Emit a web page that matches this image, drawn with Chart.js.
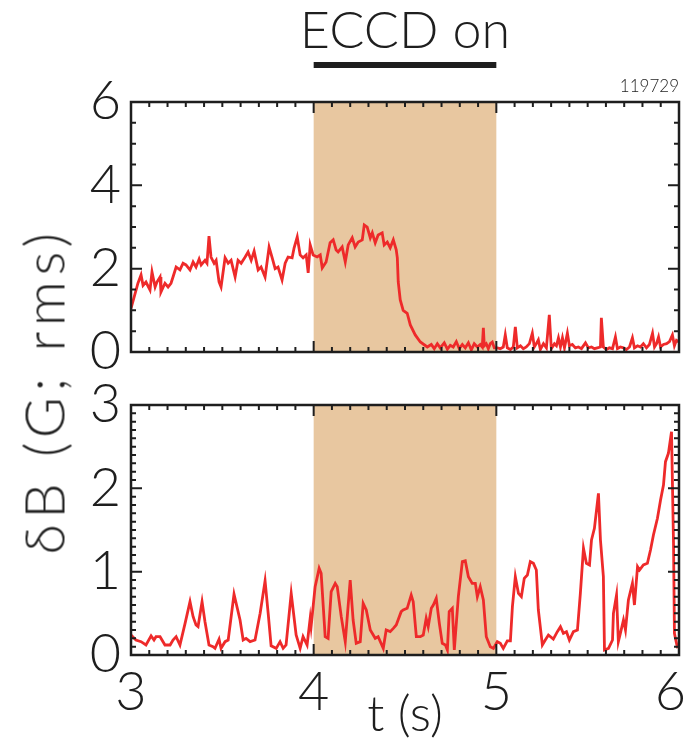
<!DOCTYPE html>
<html><head><meta charset="utf-8">
<script src="https://cdn.jsdelivr.net/npm/chart.js@4/dist/chart.umd.min.js"></script>
<style>
html,body{margin:0;padding:0;background:#fff;}
#wrap{position:relative;width:686px;height:745px;overflow:hidden;background:#fff;}
#c1{position:absolute;left:0;top:0;}
#c2{position:absolute;left:0;top:380px;}
#ylab{position:absolute;left:43px;top:391px;transform:translate(-50%,-50%) rotate(-90deg);font:300 56px Lato, "Noto Sans", sans-serif;letter-spacing:5.5px;white-space:nowrap;color:#222;}
</style></head>
<body><div id="wrap">
<canvas id="c1" width="686" height="380"></canvas>
<canvas id="c2" width="686" height="365"></canvas>
<div id="ylab">δB (G; rms)</div>
</div>
<script>
// ---- data ----
const shotNumber = "119729";
const eccdOn = [4, 5];
const xTickLabels = ["3", "4", "5", "6"];
const topYTicks = [0, 2, 4, 6];
const botYTicks = [0, 1, 2, 3];

const tTop = [3.000,3.016,3.038,3.055,3.066,3.082,3.104,3.115,3.132,3.142,3.159,3.164,3.186,3.203,3.219,3.230,3.247,3.268,3.285,3.301,
3.323,3.340,3.356,3.373,3.384,3.405,3.416,3.427,3.438,3.455,3.466,3.482,3.493,3.515,3.532,3.548,3.570,3.586,3.603,3.625,
3.641,3.658,3.674,3.696,3.712,3.734,3.756,3.773,3.789,3.805,3.827,3.844,3.860,3.882,3.893,3.910,3.926,3.942,3.959,3.970,
3.981,3.997,4.019,4.036,4.047,4.068,4.090,4.107,4.123,4.134,4.156,4.173,4.189,4.211,4.227,4.244,4.266,4.277,4.293,4.310,
4.321,4.337,4.353,4.375,4.386,4.403,4.419,4.436,4.452,4.458,4.463,4.474,4.490,4.512,4.529,4.556,4.584,4.622,
4.644,4.660,4.677,4.693,4.715,4.732,4.748,4.764,4.781,4.797,4.814,4.830,4.847,4.863,4.879,4.896,4.912,4.923,4.929,4.934,
4.945,4.956,4.967,4.978,4.989,5.005,5.022,5.038,5.049,5.060,5.077,5.093,5.104,5.115,5.132,5.148,5.164,5.181,5.197,5.208,
5.219,5.230,5.241,5.258,5.274,5.290,5.301,5.318,5.329,5.340,5.351,5.362,5.373,5.389,5.400,5.416,5.433,5.449,5.466,5.488,
5.504,5.521,5.537,5.553,5.570,5.575,5.586,5.603,5.619,5.636,5.652,5.663,5.679,5.696,5.712,5.729,5.745,5.756,5.773,5.789,
5.805,5.822,5.838,5.855,5.866,5.877,5.888,5.899,5.915,5.932,5.948,5.964,5.975,5.986,6.000];
const dBTop = [1.05,1.30,1.65,1.85,1.60,1.68,1.49,1.92,1.56,1.68,1.80,1.44,1.65,1.56,1.65,1.80,2.04,1.97,2.13,2.09,
1.97,2.16,2.04,2.23,2.09,2.20,2.13,2.78,2.28,2.13,2.20,1.68,1.56,2.26,2.13,2.20,1.80,2.20,2.13,2.28,
2.40,2.20,2.42,1.97,2.04,1.80,2.52,2.26,2.00,2.04,1.73,2.13,2.28,2.26,2.50,2.76,2.33,2.26,2.33,1.90,
2.57,2.33,2.28,2.33,2.02,2.16,2.62,2.69,2.45,2.40,2.52,2.16,2.57,2.74,2.52,2.64,2.69,3.05,3.00,2.74,
2.86,2.62,2.81,2.86,2.57,2.64,2.50,2.69,2.45,2.26,1.68,1.25,1.00,0.93,0.65,0.41,0.24,0.12,
0.18,0.08,0.20,0.10,0.22,0.07,0.16,0.12,0.25,0.08,0.18,0.10,0.22,0.05,0.20,0.12,0.18,0.12,0.58,0.15,
0.20,0.08,0.20,0.24,0.10,0.10,0.08,0.12,0.41,0.10,0.06,0.12,0.60,0.10,0.15,0.08,0.12,0.20,0.45,0.12,
0.20,0.29,0.06,0.20,0.10,0.89,0.08,0.20,0.15,0.34,0.12,0.34,0.10,0.45,0.15,0.18,0.10,0.12,0.08,0.22,
0.10,0.12,0.08,0.10,0.12,0.82,0.12,0.06,0.10,0.08,0.36,0.08,0.12,0.10,0.06,0.12,0.34,0.10,0.15,0.12,
0.20,0.10,0.18,0.45,0.12,0.20,0.36,0.12,0.18,0.20,0.25,0.41,0.15,0.28,0.24];

const tBot = [3.000,3.027,3.055,3.082,3.110,3.126,3.137,3.159,3.186,3.214,3.230,3.247,3.268,3.296,3.323,3.340,3.356,3.367,3.389,3.405,
3.427,3.449,3.460,3.482,3.493,3.515,3.532,3.564,3.597,3.614,3.630,3.652,3.679,3.707,3.734,3.751,3.767,3.795,3.816,3.833,
3.849,3.877,3.904,3.926,3.942,3.964,3.981,3.986,4.008,4.030,4.041,4.063,4.079,4.096,4.118,4.129,4.151,4.173,4.200,4.216,
4.233,4.255,4.271,4.288,4.310,4.337,4.353,4.381,4.397,4.419,4.436,4.452,4.479,4.490,4.512,4.534,4.545,4.562,4.584,4.600,
4.616,4.627,4.644,4.655,4.671,4.688,4.704,4.721,4.732,4.742,4.759,4.770,4.792,4.814,4.830,4.847,4.868,4.885,4.896,4.912,
4.929,4.945,4.967,4.984,5.005,5.022,5.038,5.060,5.077,5.088,5.104,5.121,5.137,5.153,5.170,5.186,5.203,5.219,5.230,5.252,
5.268,5.285,5.312,5.334,5.351,5.367,5.384,5.400,5.422,5.444,5.460,5.477,5.493,5.510,5.521,5.537,5.559,5.570,5.586,5.592,
5.614,5.636,5.641,5.658,5.668,5.679,5.696,5.707,5.723,5.745,5.756,5.773,5.784,5.805,5.827,5.844,5.860,5.882,5.899,5.915,
5.926,5.942,5.959,5.970,5.975,5.992];
const dBBot = [0.24,0.18,0.16,0.12,0.23,0.18,0.22,0.22,0.12,0.12,0.18,0.22,0.12,0.38,0.64,0.46,0.36,0.34,0.64,0.40,
0.12,0.10,0.08,0.19,0.08,0.16,0.18,0.73,0.42,0.18,0.20,0.16,0.18,0.50,0.89,0.50,0.11,0.08,0.16,0.08,
0.12,0.74,0.24,0.08,0.22,0.12,0.44,0.34,0.82,1.04,0.98,0.22,0.20,0.76,0.86,0.82,0.46,0.16,0.90,0.42,
0.14,0.16,0.62,0.54,0.30,0.20,0.22,0.08,0.30,0.28,0.32,0.36,0.52,0.54,0.56,0.72,0.64,0.22,0.22,0.24,
0.44,0.34,0.56,0.60,0.68,0.38,0.14,0.12,0.06,0.52,0.56,0.06,0.70,1.12,1.13,0.94,0.86,0.86,0.70,0.82,
0.66,0.22,0.10,0.08,0.16,0.14,0.08,0.17,0.17,0.58,0.94,0.74,0.70,0.92,0.96,1.12,1.10,1.02,0.54,0.12,
0.18,0.24,0.19,0.28,0.34,0.26,0.28,0.18,0.28,0.30,0.74,1.28,1.10,1.08,1.38,1.52,1.94,1.38,0.94,0.06,
0.08,0.18,0.50,0.72,0.16,0.26,0.42,0.30,0.66,0.86,0.60,1.06,1.02,1.08,1.10,1.26,1.44,1.64,1.86,2.04,
2.32,2.42,2.68,1.34,0.26,0.08];

// ---- styles ----
const FONT = 'Lato, "Noto Sans", sans-serif';
const INK = '#1e1e1e';
const LINE = '#ee2a2a';
const SHADE = 'rgb(232,199,160)';

function pts(xs, ys) { return xs.map((x, i) => ({ x: x, y: ys[i] })); }

function boxPlugin(yMinor, yMajor) {
  return {
    id: 'box',
    beforeDatasetsDraw(chart) {
      const { ctx, chartArea: a, scales: { x } } = chart;
      const x0 = x.getPixelForValue(eccdOn[0]), x1 = x.getPixelForValue(eccdOn[1]);
      ctx.save();
      ctx.fillStyle = SHADE;
      ctx.fillRect(x0, a.top, x1 - x0, a.bottom - a.top);
      ctx.restore();
    },
    afterDatasetsDraw(chart) {
      const { ctx, chartArea: a, scales: { x, y } } = chart;
      ctx.save();
      ctx.strokeStyle = INK;
      ctx.lineWidth = 2;
      ctx.beginPath();
      const nx = Math.round((x.max - x.min) / 0.1);
      for (let i = 0; i <= nx; i++) {
        const v = x.min + i * 0.1;
        const px = x.getPixelForValue(v);
        const len = (i % 10 === 0) ? 11 : 5;
        ctx.moveTo(px, a.bottom); ctx.lineTo(px, a.bottom - len);
        ctx.moveTo(px, a.top); ctx.lineTo(px, a.top + len);
      }
      const ny = Math.round((y.max - y.min) / yMinor);
      const per = Math.round(yMajor / yMinor);
      for (let i = 0; i <= ny; i++) {
        const v = y.min + i * yMinor;
        const py = y.getPixelForValue(v);
        const len = (i % per === 0) ? 11 : 5;
        ctx.moveTo(a.left, py); ctx.lineTo(a.left + len, py);
        ctx.moveTo(a.right, py); ctx.lineTo(a.right - len, py);
      }
      ctx.stroke();
      ctx.lineWidth = 2.5;
      ctx.strokeRect(a.left, a.top, a.right - a.left, a.bottom - a.top);
      ctx.restore();
    }
  };
}

const headerPlugin = {
  id: 'header',
  afterDraw(chart) {
    const { ctx, chartArea: a, scales: { x } } = chart;
    const x0 = x.getPixelForValue(eccdOn[0]), x1 = x.getPixelForValue(eccdOn[1]);
    ctx.save();
    ctx.fillStyle = INK;
    ctx.fillRect(x0, 62, x1 - x0, 6);
    ctx.font = '300 52px ' + FONT;
    ctx.textAlign = 'center';
    ctx.textBaseline = 'alphabetic';
    ctx.fillText('ECCD on', (x0 + x1) / 2, 48);
    ctx.font = '300 17px ' + FONT;
    ctx.textAlign = 'right';
    ctx.fillText(shotNumber, a.right, a.top - 10);
    ctx.restore();
  }
};

const xLabelPlugin = {
  id: 'xlabels',
  afterDraw(chart) {
    const { ctx, chartArea: a, scales: { x } } = chart;
    const W = chart.width;
    ctx.save();
    ctx.fillStyle = INK;
    ctx.font = '300 54px ' + FONT;
    ctx.textAlign = 'center';
    ctx.textBaseline = 'alphabetic';
    xTickLabels.forEach(lbl => {
      const w = ctx.measureText(lbl).width;
      let px = x.getPixelForValue(Number(lbl));
      px = Math.min(px, W - w / 2);
      ctx.fillText(lbl, px, a.bottom + 55);
    });
    ctx.restore();
  }
};

function yAxis(min, max, labels) {
  return {
    type: 'linear', min: min, max: max,
    grid: { display: false, drawTicks: false },
    border: { display: false },
    afterFit(s) { s.width = 131; s.paddingTop = 0; s.paddingBottom = 0; },
    afterBuildTicks(s) { s.ticks = labels.map(v => ({ value: v })); },
    ticks: { color: INK, padding: 10, font: { family: FONT, size: 54, weight: '300' } }
  };
}

const common = {
  responsive: false,
  animation: false,
  devicePixelRatio: 1,
  plugins: { legend: { display: false }, tooltip: { enabled: false } },
};

new Chart(document.getElementById('c1'), {
  type: 'line',
  data: { datasets: [{ data: pts(tTop, dBTop), borderColor: LINE, borderWidth: 2.8, pointRadius: 0, tension: 0 }] },
  options: Object.assign({}, common, {
    layout: { padding: { left: 0, right: 7, top: 102, bottom: 28 } },
    scales: {
      x: { type: 'linear', min: 3, max: 6, display: false },
      y: yAxis(0, 6, topYTicks)
    }
  }),
  plugins: [boxPlugin(0.5, 2), headerPlugin]
});

new Chart(document.getElementById('c2'), {
  type: 'line',
  data: { datasets: [{ data: pts(tBot, dBBot), borderColor: LINE, borderWidth: 2.8, pointRadius: 0, tension: 0 }] },
  options: Object.assign({}, common, {
    layout: { padding: { left: 0, right: 7, top: 25, bottom: 0 } },
    scales: {
      x: {
        type: 'linear', min: 3, max: 6,
        grid: { display: false, drawTicks: false },
        border: { display: false },
        afterFit(s) { s.height = 90; s.paddingLeft = 0; s.paddingRight = 0; },
        ticks: { display: false },
        title: { display: true, text: 't (s)', color: INK, padding: { top: 0, bottom: 0 }, font: { family: FONT, size: 50, weight: '300' } }
      },
      y: yAxis(0, 3, botYTicks)
    }
  }),
  plugins: [boxPlugin(0.1, 1), xLabelPlugin]
});
</script>
</body></html>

════

**Brief**
Repeat the listing above from its first line through the line that contains "const botYTicks = [0, 1, 2, 3];", both included, and nothing more. Drop the pictures.

**Problem solution**
Emit a web page that matches this image, drawn with Chart.js.
<!DOCTYPE html>
<html><head><meta charset="utf-8">
<script src="https://cdn.jsdelivr.net/npm/chart.js@4/dist/chart.umd.min.js"></script>
<style>
html,body{margin:0;padding:0;background:#fff;}
#wrap{position:relative;width:686px;height:745px;overflow:hidden;background:#fff;}
#c1{position:absolute;left:0;top:0;}
#c2{position:absolute;left:0;top:380px;}
#ylab{position:absolute;left:43px;top:391px;transform:translate(-50%,-50%) rotate(-90deg);font:300 56px Lato, "Noto Sans", sans-serif;letter-spacing:5.5px;white-space:nowrap;color:#222;}
</style></head>
<body><div id="wrap">
<canvas id="c1" width="686" height="380"></canvas>
<canvas id="c2" width="686" height="365"></canvas>
<div id="ylab">δB (G; rms)</div>
</div>
<script>
// ---- data ----
const shotNumber = "119729";
const eccdOn = [4, 5];
const xTickLabels = ["3", "4", "5", "6"];
const topYTicks = [0, 2, 4, 6];
const botYTicks = [0, 1, 2, 3];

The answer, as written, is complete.